Ben Cherington then took out the scissors and snipped off Bobby’s manhood. He came out and said:
“First of all, the way he expressed that was not the best way to express that. He said the same thing to Kevin and apologized. I think we’ll all learn from it and be able to handle it differently.” (CBS Boston)
To put the cherry on top of the situation, Dustin Pedroia publicly criticized Valentine after the Youkilis Incident. Pedroia decided to remind Valentine, “That’s not the way we do things around here” (Boston Herald).
Pedroia seemed to forget the way the Red Sox did things got Terry Francona fired.
That was in April. April. Bobby V. never had a chance in Boston. He was basically forced to apologize for being himself. Boston’s front office knew what they were getting in Valentine but seemed shocked when he simply acted like the manager he has always been.
Tony Massarotti of the Boston Globe wrote:
“Valentine came with a reputation for being a pot-stirrer and verbally provocative. And yet, at the first sign of provocation, Red Sox officials effectively neutered Valentine.”
Yes, it was a miserable season for Boston. They finished the season at 69-93, their worst record since 1965 (h/t Boston Globe). Ok, so Valentine had to go. He seemingly never had control of Boston’s clubhouse—but Francona also lost control of the clubhouse. Two managers, two failed seasons, two drama filled years.Who’s really to blame for that?
The managers changed, many of the players changed—the only constant over the past two seasons has been ownership.
Red Sox CEO Larry Lucchino said today:
“This year’s won-loss record reflects a season of agony. It begs for changes, some of which have already transpired. More will come. We are determined to fix that which is broken and return the Red Sox to the level of success we have experienced over the past decade. Difficult as it is to judge a manager amid a season that had an epidemic of injuries, we feel we need to make changes. Bobby leaves the Red Sox’ manager’s office with our respect, gratitude, and affection. I have no doubt that he will continue to contribute to the game he loves so much and knows so well.” (Boston Globe)

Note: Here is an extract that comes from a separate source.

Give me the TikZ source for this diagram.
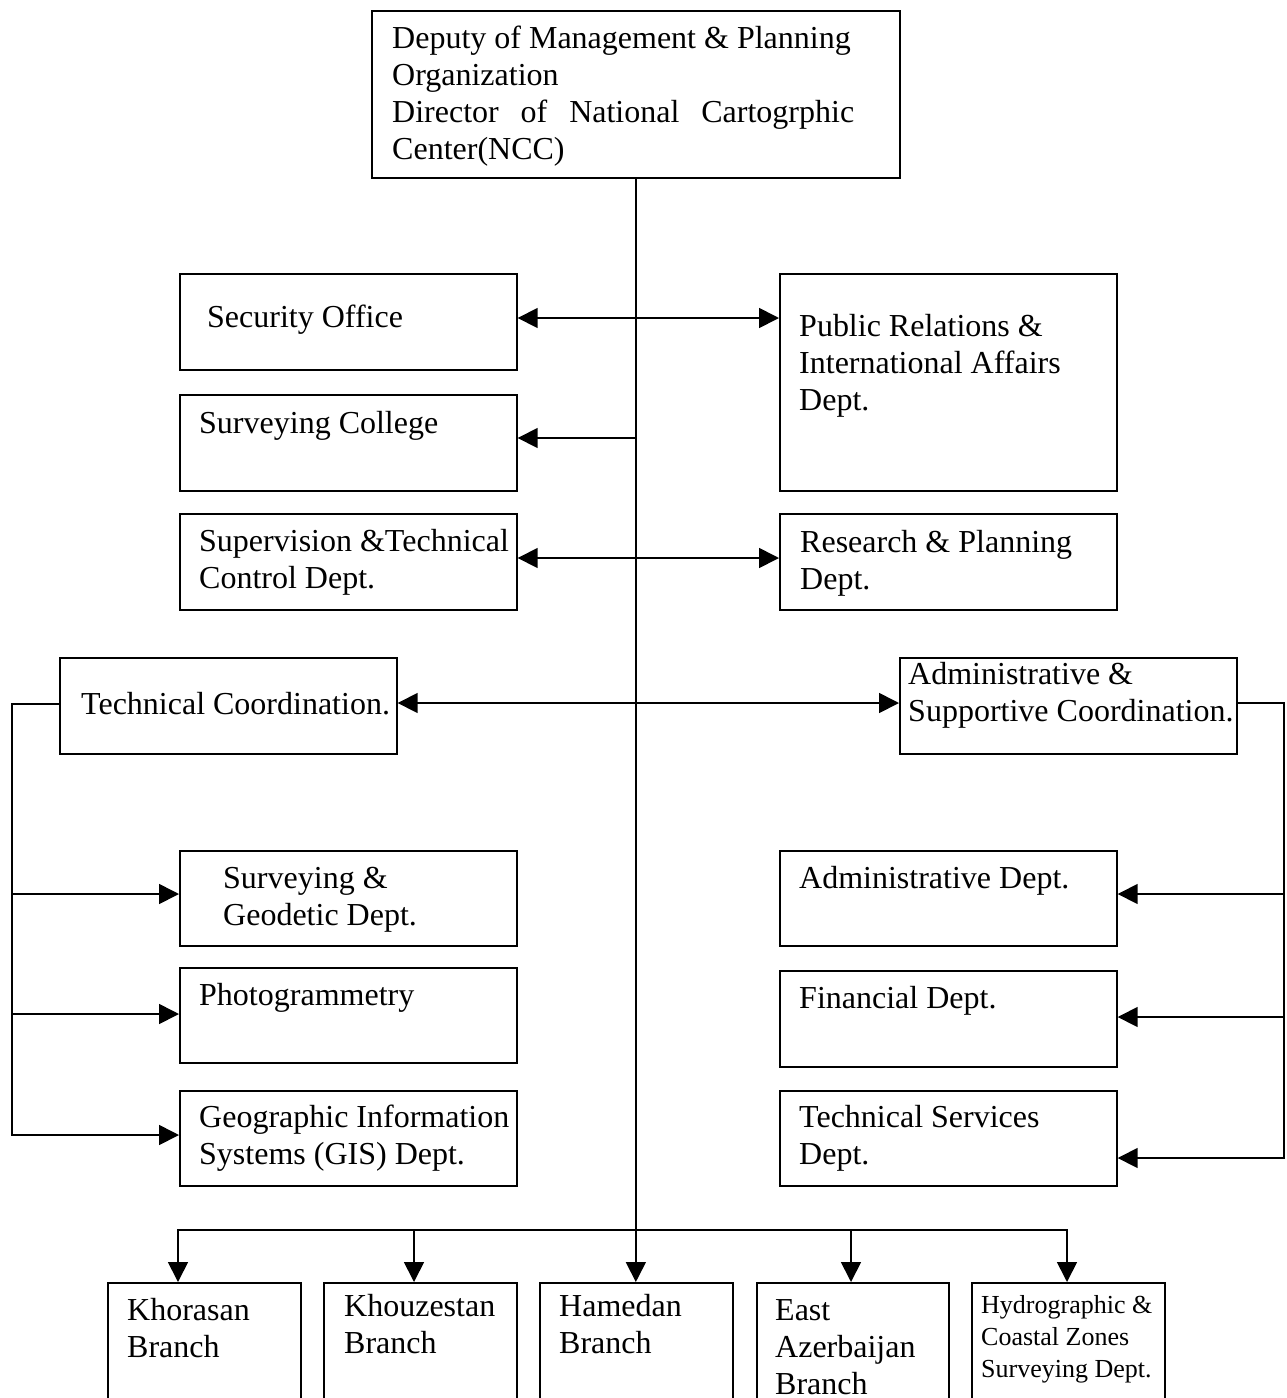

Yes Larry, the win-loss record does beg for change. But what if the changes should come at an even higher level? What if your managers were not the problem? What if the “epidemic of injuries” was not the end-all be-all of the season? What if the problem is you?
Lucchino said they are determined to “fix that which is broken.” One fear Red Sox fans should have is this: what if Boston is broken at a deeper level? What if Red Sox ownership never truly does look in the mirror?
Peter Abraham wrote, “All too often, the Red Sox appeared disorganized, if not unprepared. The chasm between the manager’s office and the rest of the baseball operations staff was a wide one.”
That is not the fault of the manager. In any business it’s the job of management to create a culture of open communication. A culture of good decision making comes from the top. If Red Sox ownership does not find a way to bridge that chasm between the manager’s office and baseball operations, it won’t matter who the next manager of the Boston Red Sox turns out to be.